Whatever else is to be said about Mr. Silverstein, he's a man who marches to his own unpredictable beat. Best known for his ribald contributions to Playboy magazine and his whimsical children's books (most recently the bestselling "The Light in the Attic") he has been testing the theatrical waters for a few years now. The result has been a steady flow of antic one-act plays–some wonderful ("The Lady or the Tiger"), some less so. True to form, "the Crate" is also uneven: inspired gags can give way to out-and-out duds. Yet even the lesser items are greaced by the author's light-headed, uninhibited sensibility–not to mention the crate.

***********
Although Mr. Silverstein at first considers the possibility of having the crate represent "man's confinement," he quickly finds jollier, more concrete uses for it. In some of the better routines, the crate doubles for Dracula's crypt, an X-rated jack-in-the-box, a throne and even Ahab's whaling ship. According to Mr. Silverstein, "Moby Dick" can be encapsulated in a vest-pocket musical, complete with the requisite bows to Melville's symbolism and a sexy, singing-and-dancing white whale (Deborah Reagan). "The Crate" also contains "The Ballad of Hamlet as Performed in a Crate"–an ingenious country-Western ditty that succesfully reduces the plot of Shakespeare's play to a rhymed quatrain.

It's not the least of this writer's virtures that, unlike so many current humorists, he's willing to crack jokes about our real culture instead of prime-time television shows. But he never takes himself too seriously and isn't embarrassed to be completely silly. In his retelling of "Snow White," the mirror orders the queen (Janet Zarish) to stop worrying about being the fairest of them all so that she can liberate herself from "the pressures of a youth-oriented society." Bill Cwikowski, playing a customer at a toney Frency restaurant, orders French toast only to receive a plateful of French toes, and Robert Trebor, as a third-rate Las Vegas comic in a high-pressured audition, sings "The Love Theme from ‘Barry Lyndon.'" Mr. Trebor later plays a genie whose master (John Fiedler) refuses to make three wishes for fear of inviting an audit by the Internal Revenue Service.

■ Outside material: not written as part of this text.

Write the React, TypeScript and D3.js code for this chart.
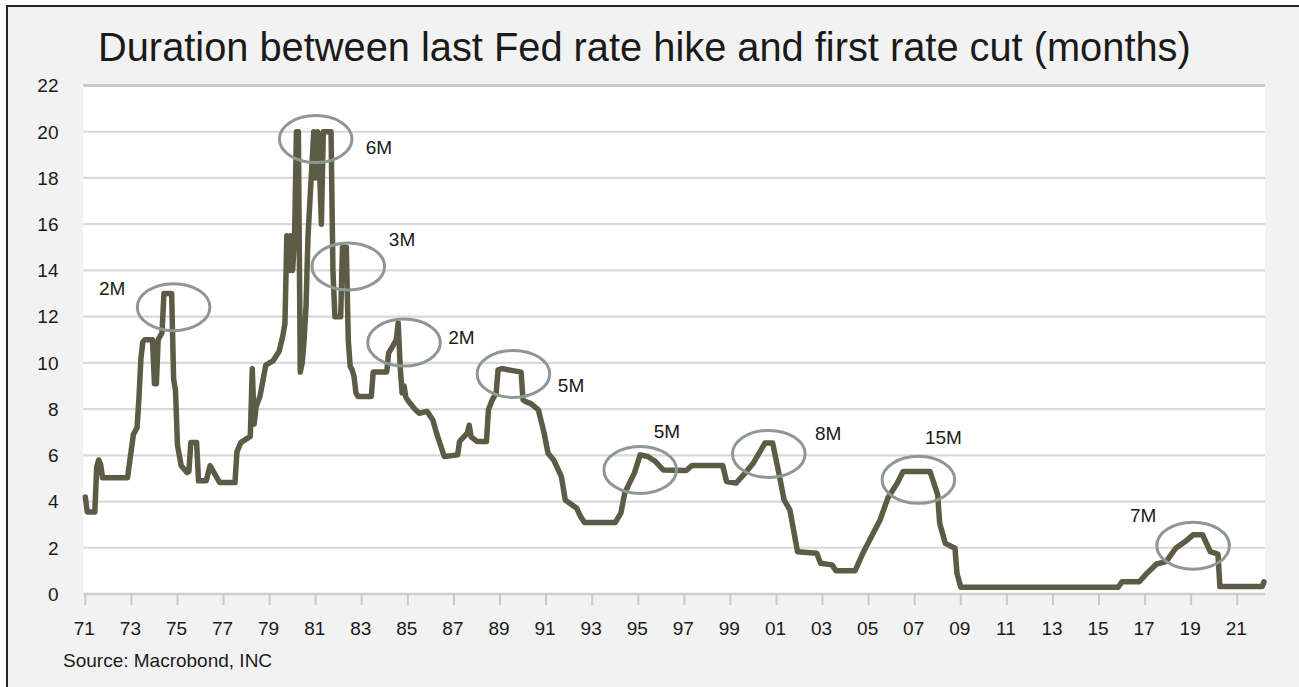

If "The Crate" often resembles a good-natured, try-anything collegiate revue, it can also be savage. In one sketch, a kindly but dotty Santa Claus makes a literally fatal bookkeeping error and brings the wrong gift to a prisoner (Raynor Scheine) on San Quentin's death row. Sadistic gift-giving of another sort can be found when a smiling father turns his 13-year-old daughter's birthday celebration into a macabre form of psychological torture. In that and other sketches–as in past works–Mr. Silverstein darkly suggests that most of us will endure any form of humiliation if there's a shiny prize or sexual thrill offered in exchanged. The show's energetic director, Art Wolff, isn't unaware of the grimmer undercurrents of "The Crate," but he lets the morals bounce about as fizzily as the nonsense verses, a cappella songs and throwaway one-liners. The cast, populated by some experienced Silverstein hands, is indeed the cratest. I particularly admired Mr. Trebor's frustrated genie, Miss Zarish in an overlong but vicious portrait of a blood-and-lust-crazed cheerleader, Heather Lupton as a baffled tree searching for her roots, and the versatile Howard Sherman, who is equally adept at impersonating Santa, Ahab, Indiana Jones and a metaphysical Tin Pan Alley panhandler. A tall, intense young clown with a demented grin, Mr. Sherman may just grow up to be Sid Caesar someday. With any luck, Mr. Silverstein will never grow up at all.

Note: There is a picture accompanying the article with the caption, "Deborah Reagan, left, Bill Cwikowski, Heather Lupton and Janet Zarish in "The Crate," by Shel Silverstein, at the Ensemble Studio Theater." The picture has the guy inside a crate with the women surrounding him.